Mad if you don't keza.


----------



## Marty75 (Oct 23, 2007)

Count me in guys.

Is it easy to find the launch site once you get to the beach?

Cheers

Marty


----------



## fisherdan (Apr 17, 2007)

Oh come on JT snap out of it, for a minute there I thought the Pommie Git had joined up! It's going to be a beaut morning, and like the 80 yr old fella I spoke to down there this arvo as he climbed into his sons boat and head out for a nights fishing, "Aaaah what's happened to people these days?? 20 years ago there would be 40 boats down here on a worse day than this! They're all at home in front of their computers aaaaay sonny"


----------



## Pauly (Jun 28, 2006)

Ok guys, all good to go.

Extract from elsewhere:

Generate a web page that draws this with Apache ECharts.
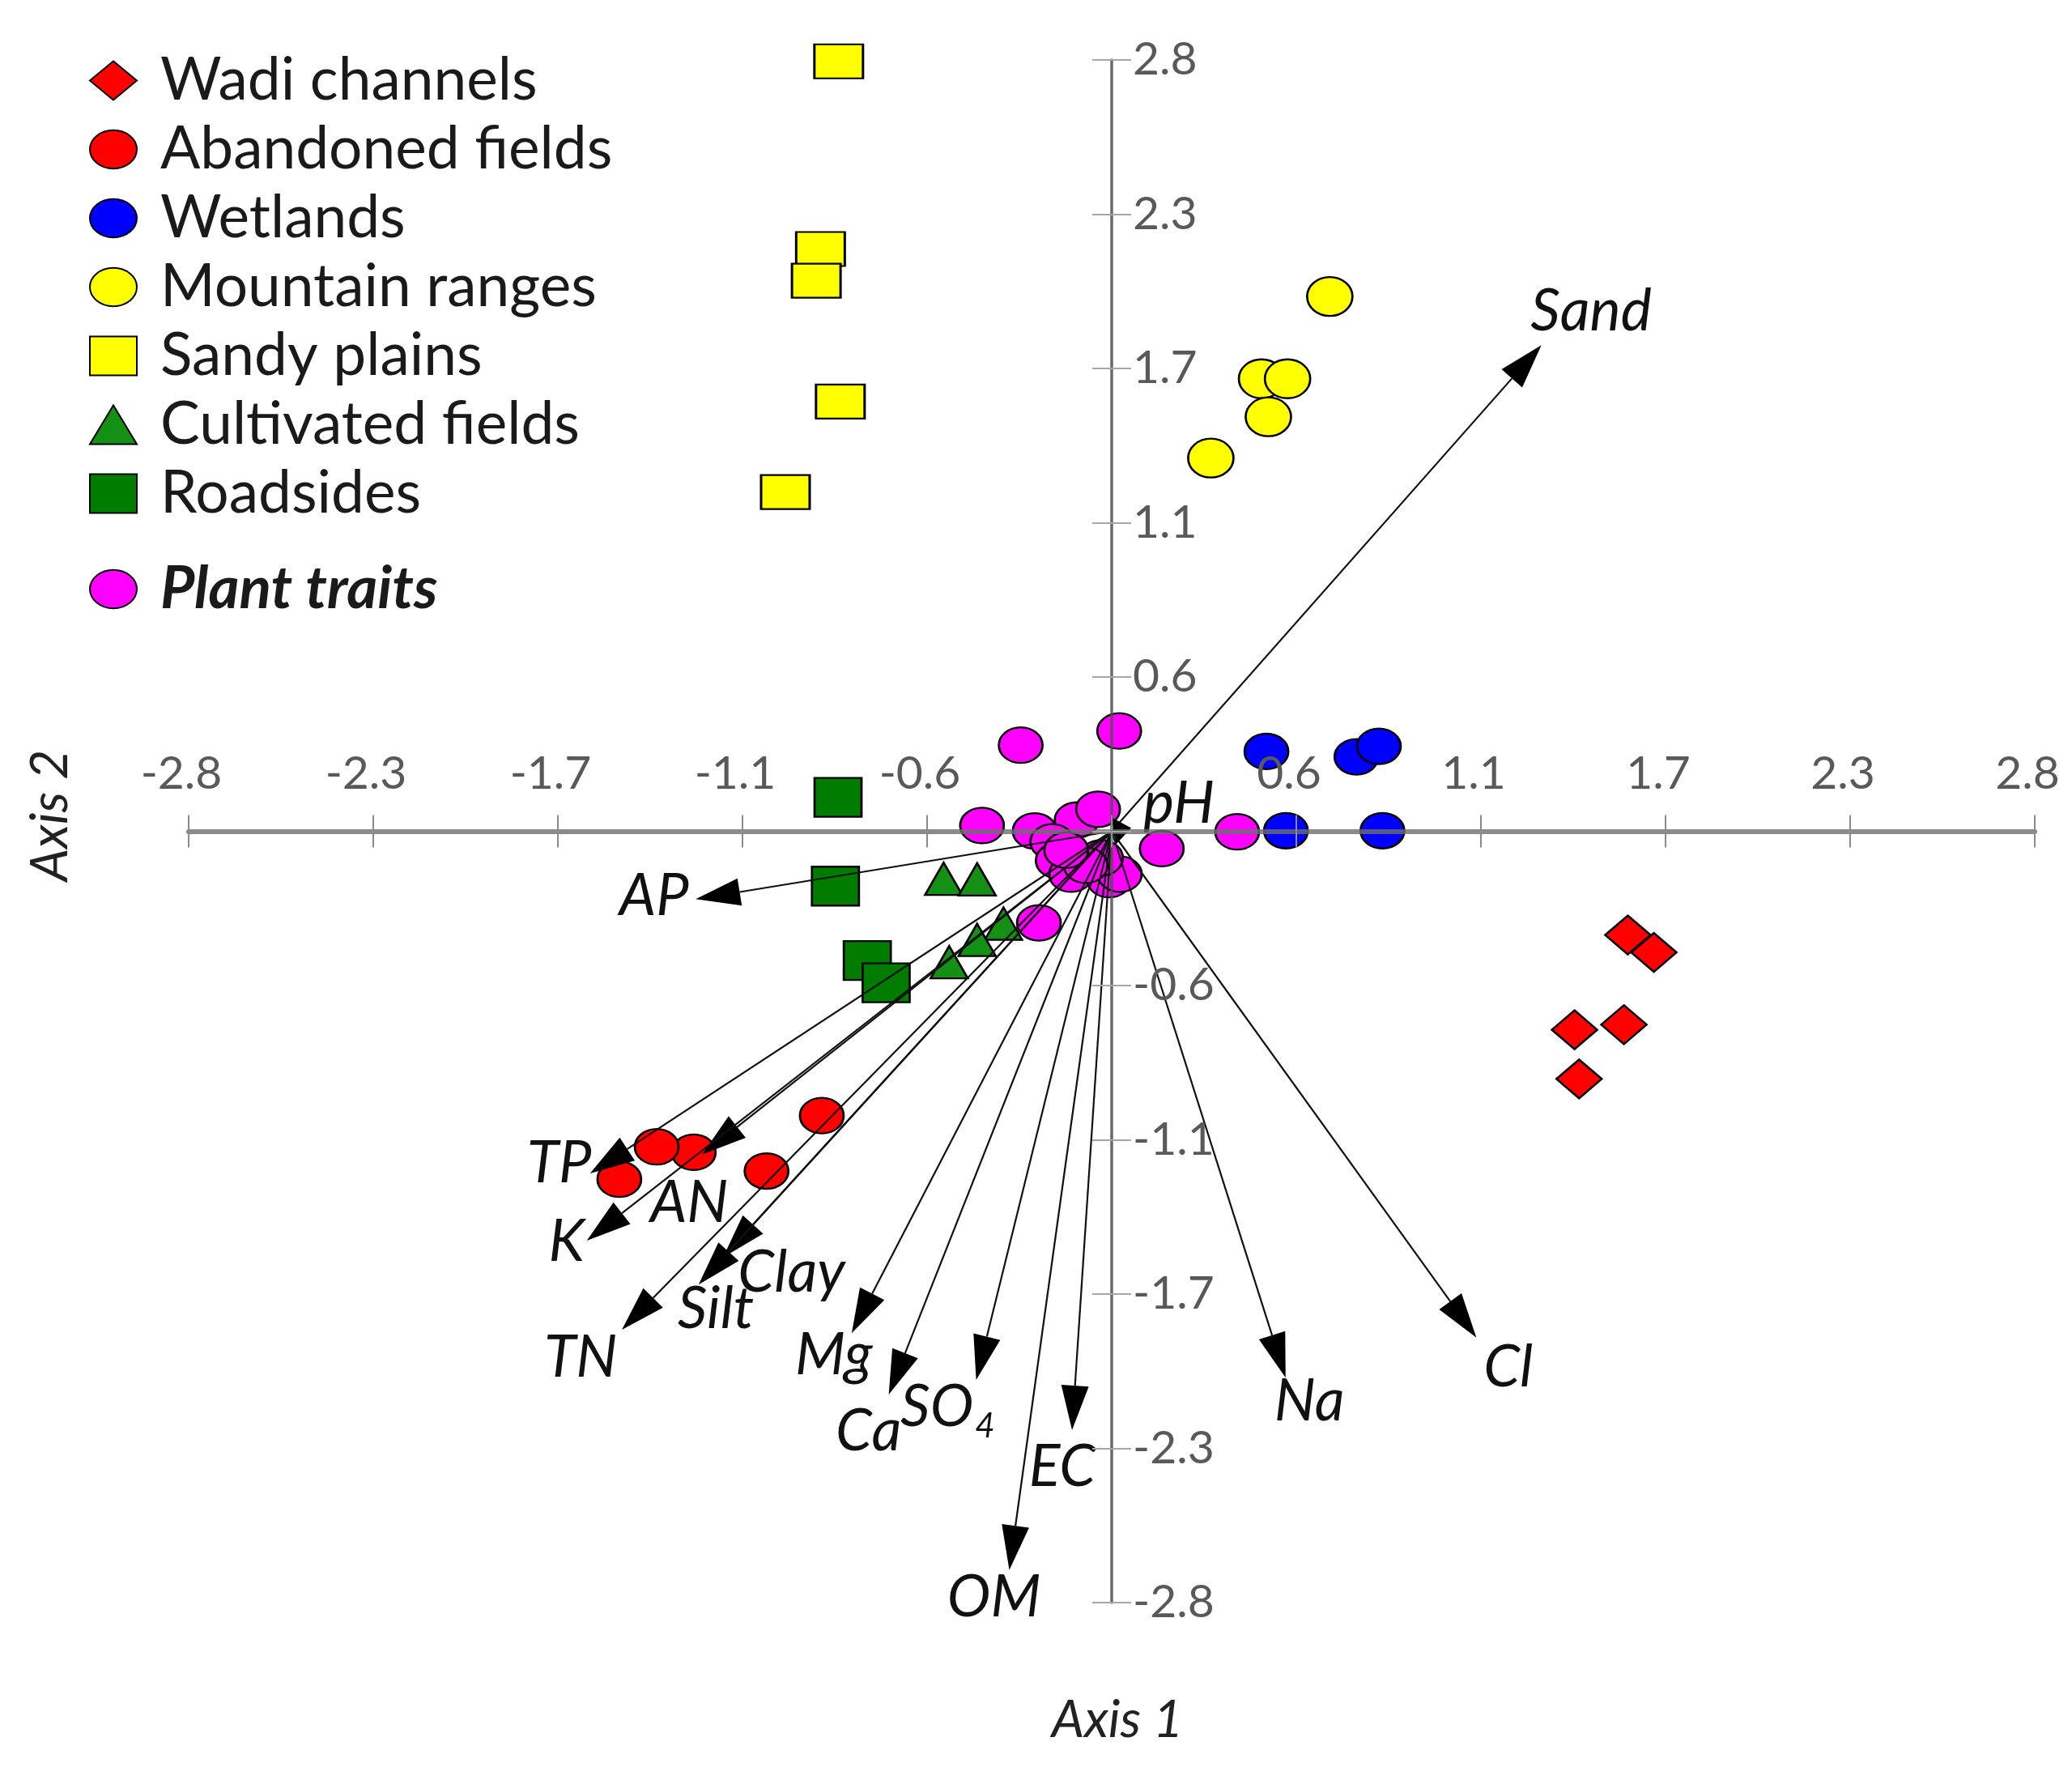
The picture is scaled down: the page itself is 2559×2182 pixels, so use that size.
<!DOCTYPE html>
<html>
<head>
<meta charset="utf-8">
<script src="https://cdn.jsdelivr.net/npm/echarts@6/dist/echarts.min.js"></script>
<style>
html,body{margin:0;padding:0;background:#fff;}
#chart{width:2559px;height:2182px;}
</style>
</head>
<body>
<div id="chart"></div>
<script>
// ---- axis ticks ----
const axisMin = -2.84;
const axisMax = 2.84;
const tickStep = 0.568;

// ---- site scores ----
const wadiChannels = [[1.588,-0.382],[1.668,-0.446],[1.424,-0.731],[1.576,-0.712],[1.438,-0.912]];
const abandonedFields = [[-0.892,-1.047],[-1.062,-1.251],[-1.286,-1.182],[-1.400,-1.162],[-1.515,-1.281]];
const wetlands = [[0.476,0.294],[0.753,0.274],[0.822,0.313],[0.536,0.002],[0.833,0.002]];
const mountainRanges = [[0.671,1.969],[0.461,1.666],[0.541,1.666],[0.482,1.526],[0.305,1.374]];
const sandyPlains = [[-0.840,2.835],[-0.896,2.144],[-0.909,2.027],[-0.835,1.582],[-1.004,1.249]];
const cultivatedFields = [[-0.517,-0.175],[-0.414,-0.177],[-0.333,-0.340],[-0.414,-0.400],[-0.500,-0.482]];
const roadsides = [[-0.842,0.125],[-0.850,-0.202],[-0.752,-0.476],[-0.694,-0.558]];
const plantTraits = [[0.023,0.369],[-0.280,0.317],[-0.399,0.021],[-0.237,0.001],[-0.108,0.041],[-0.042,0.081],
  [0.154,-0.064],[0.386,-0.002],[-0.224,-0.337],[-0.183,-0.039],[-0.166,-0.108],[-0.125,-0.158],
  [-0.008,-0.178],[0.025,-0.158],[-0.033,-0.098],[-0.080,-0.125],[-0.140,-0.070]];

// ---- environmental vectors ----
const vectorNames = ['Sand','pH','AP','TP','AN','K','Clay','Silt','TN','Mg','Ca','SO4','EC','OM','Na','Cl'];
const vectorX = [1.322, 0.060, -1.280, -1.605, -1.260, -1.615, -1.196, -1.271, -1.507, -0.800, -0.686, -0.417, -0.122, -0.315, 0.535, 1.122];
const vectorY = [1.790, 0.012, -0.250, -1.260, -1.190, -1.507, -1.569, -1.669, -1.835, -1.848, -2.074, -2.020, -2.205, -2.720, -2.012, -1.864];
const vectorLabelX = [1.475, 0.207, -1.408, -1.700, -1.300, -1.677, -0.985, -1.218, -1.634, -0.855, -0.748, -0.470, -0.152, -0.362, 0.608, 1.220];
const vectorLabelY = [1.913, 0.102, -0.238, -1.222, -1.368, -1.514, -1.625, -1.761, -1.940, -1.930, -2.210, -2.120, -2.340, -2.820, -2.100, -1.975];

const FONT = 'Lato, "Open Sans", sans-serif';
const ellipse = 'path://M0,22 A27,22 0 1,1 54,22 A27,22 0 1,1 0,22 Z';

// plot frame (pixels) and its centre
const G = { left: 233, right: 46, top: 74, bottom: 203, W: 2559, H: 2182 };
const cx = G.left + (G.W - G.left - G.right) / 2;
const cy = G.top + (G.H - G.top - G.bottom) / 2;

function scatter(name, data, symbol, size, color) {
  return {
    name, type: 'scatter', data, symbol, symbolSize: size, clip: false, z: 3,
    xAxisIndex: 0, yAxisIndex: 0,
    itemStyle: { color, borderColor: '#000', borderWidth: 2.5, opacity: 1 },
    emphasis: { disabled: true }
  };
}
const fmt = v => Math.abs(v) < 1e-6 ? '' : v.toFixed(1);
const tickLabel = { color: '#595959', fontSize: 57, fontFamily: FONT, showMinLabel: true, showMaxLabel: true };
const hidden = (gi, mn, mx) => ({ type: 'value', gridIndex: gi, min: mn, max: mx, show: false });
const fullRange = { type: 'value', min: axisMin, max: axisMax, interval: tickStep, splitLine: { show: false }, z: 6 };

const chart = echarts.init(document.getElementById('chart'), null, { renderer: 'canvas' });
const arrowData = vectorNames.map((n, i) => [vectorX[i], vectorY[i], vectorLabelX[i], vectorLabelY[i]]);

const option = {
  backgroundColor: '#fff',
  animation: false,
  grid: [
    { left: G.left, right: G.right, top: G.top, bottom: G.bottom, outerBoundsMode: 'none' },          // main
    { left: G.left, right: G.right, top: G.top, bottom: G.H - cy, outerBoundsMode: 'none' },          // upper half
    { left: G.left, right: G.right, top: cy, bottom: G.bottom, outerBoundsMode: 'none' },             // lower half
    { left: G.left, right: G.W - cx, top: G.top, bottom: G.bottom, outerBoundsMode: 'none' },         // left half
    { left: cx, right: G.right, top: G.top, bottom: G.bottom, outerBoundsMode: 'none' }               // right half
  ],
  xAxis: [
    hidden(0, axisMin, axisMax),
    Object.assign({}, fullRange, { gridIndex: 1, position: 'bottom',
      axisLine: { show: true, onZero: false, lineStyle: { color: 'rgba(110,110,110,0.8)', width: 6 } },
      axisTick: { show: true, inside: true, length: 20, lineStyle: { color: '#8c8c8c', width: 2 } },
      axisLabel: Object.assign({ show: true, inside: true, margin: 42, formatter: fmt, padding: [0, 18, 0, 0] }, tickLabel) }),
    Object.assign({}, fullRange, { gridIndex: 2, position: 'top',
      axisLine: { show: false, onZero: false },
      axisTick: { show: true, inside: true, length: 20, lineStyle: { color: '#8c8c8c', width: 2 } },
      axisLabel: { show: false } }),
    hidden(3, axisMin, 0),
    hidden(4, 0, axisMax)
  ],
  yAxis: [
    hidden(0, axisMin, axisMax),
    hidden(1, 0, axisMax),
    hidden(2, axisMin, 0),
    Object.assign({}, fullRange, { gridIndex: 3, position: 'right',
      axisLine: { show: false, onZero: false },
      axisTick: { show: true, inside: true, length: 24, lineStyle: { color: '#a6a6a6', width: 2 } },
      axisLabel: { show: false } }),
    Object.assign({}, fullRange, { gridIndex: 4, position: 'left',
      axisLine: { show: true, onZero: false, lineStyle: { color: 'rgba(80,80,80,0.85)', width: 3.5 } },
      axisTick: { show: true, inside: true, length: 24, lineStyle: { color: '#a6a6a6', width: 2 } },
      axisLabel: Object.assign({ show: true, inside: true, margin: 26, formatter: fmt }, tickLabel) })
  ],
  legend: [
    { data: ['Wadi channels','Abandoned fields','Wetlands','Mountain ranges','Sandy plains','Cultivated fields','Roadsides'],
      orient: 'vertical', left: 105, top: 58, itemWidth: 58, itemHeight: 48, itemGap: 12, selectedMode: false,
      textStyle: { fontFamily: FONT, fontSize: 73, color: '#1a1a1a', padding: [0, 0, 0, 24] } },
    { data: ['Plant traits'], orient: 'vertical', left: 105, top: 686, itemWidth: 58, itemHeight: 48, selectedMode: false,
      textStyle: { fontFamily: FONT, fontSize: 73, color: '#1a1a1a', fontWeight: 'bold', fontStyle: 'italic', padding: [0, 0, 0, 24] } }
  ],
  graphic: [
    { type: 'text', x: 1380, y: 2124, style: { text: 'Axis 1', fontFamily: FONT, fontSize: 64, fontStyle: 'italic', fill: '#222', align: 'center', verticalAlign: 'middle' } },
    { type: 'text', x: 62, y: 1007, rotation: Math.PI / 2, style: { text: 'Axis 2', fontFamily: FONT, fontSize: 64, fontStyle: 'italic', fill: '#222', align: 'center', verticalAlign: 'middle' } }
  ],
  series: [
    scatter('Wadi channels', wadiChannels, 'diamond', [56, 48], '#ff0000'),
    scatter('Abandoned fields', abandonedFields, ellipse, [54, 44], '#ff0000'),
    scatter('Wetlands', wetlands, ellipse, [54, 44], '#0000ff'),
    scatter('Mountain ranges', mountainRanges, ellipse, [56, 48], '#ffff00'),
    scatter('Sandy plains', sandyPlains, 'rect', [60, 42], '#ffff00'),
    scatter('Cultivated fields', cultivatedFields, 'triangle', [46, 40], '#149014'),
    scatter('Roadsides', roadsides, 'rect', [58, 48], '#007d00'),
    scatter('Plant traits', plantTraits, ellipse, [54, 44], '#ff00ff'),
    {
      name: 'vectors', type: 'custom', z: 4, data: arrowData, xAxisIndex: 0, yAxisIndex: 0,
      encode: { x: [0, 2], y: [1, 3] },
      renderItem: function (params, api) {
        const name = vectorNames[params.dataIndex];
        const o = api.coord([0, 0]);
        const p = api.coord([api.value(0), api.value(1)]);
        const l = api.coord([api.value(2), api.value(3)]);
        const dx = p[0] - o[0], dy = p[1] - o[1];
        const len = Math.sqrt(dx * dx + dy * dy);
        const ux = dx / len, uy = dy / len;
        const hl = Math.min(55, len * 0.9), hw = 17;
        const b = [p[0] - ux * hl, p[1] - uy * hl];
        const left = [b[0] - uy * hw, b[1] + ux * hw];
        const right = [b[0] + uy * hw, b[1] - ux * hw];
        const children = [
          { type: 'line', shape: { x1: o[0], y1: o[1], x2: b[0], y2: b[1] }, style: { stroke: '#111', lineWidth: 2.2 } },
          { type: 'polygon', shape: { points: [p, left, right] }, style: { fill: '#000' } }
        ];
        const ts = { fontFamily: FONT, fontSize: 72, fontStyle: 'italic', fill: '#111', verticalAlign: 'middle' };
        if (name === 'SO4') {
          children.push({ type: 'text', x: l[0] + 18, y: l[1], style: Object.assign({}, ts, { text: 'SO', align: 'right' }) });
          children.push({ type: 'text', x: l[0] + 20, y: l[1] + 24, style: Object.assign({}, ts, { text: '4', fontSize: 42, align: 'left' }) });
        } else {
          children.push({ type: 'text', x: l[0], y: l[1], style: Object.assign({}, ts, { text: name, align: 'center' }) });
        }
        return { type: 'group', children };
      }
    }
  ]
};
chart.setOption(option);
</script>
</body>
</html>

Just finished packing. Will see you there at 5.
Pauly


----------



## Pauly (Jun 28, 2006)

Marty75 said:


> Count me in guys.
> 
> Is it easy to find the launch site once you get to the beach?
> 
> ...


yeah marty all good for tomorrow, the launch is easy in these conditions but will show you where to go in the morning!


----------



## onemorecast (Apr 17, 2006)

Unless it's very ugly, I think I'll give it a go. This is why I upgraded from the Sport afterall, and all those huge waves from the other kayakers down at Bobbin Head, wouldn't be much different from a 1-2 metre swell right? :shock:

"Darryl I'm shittin myself"


----------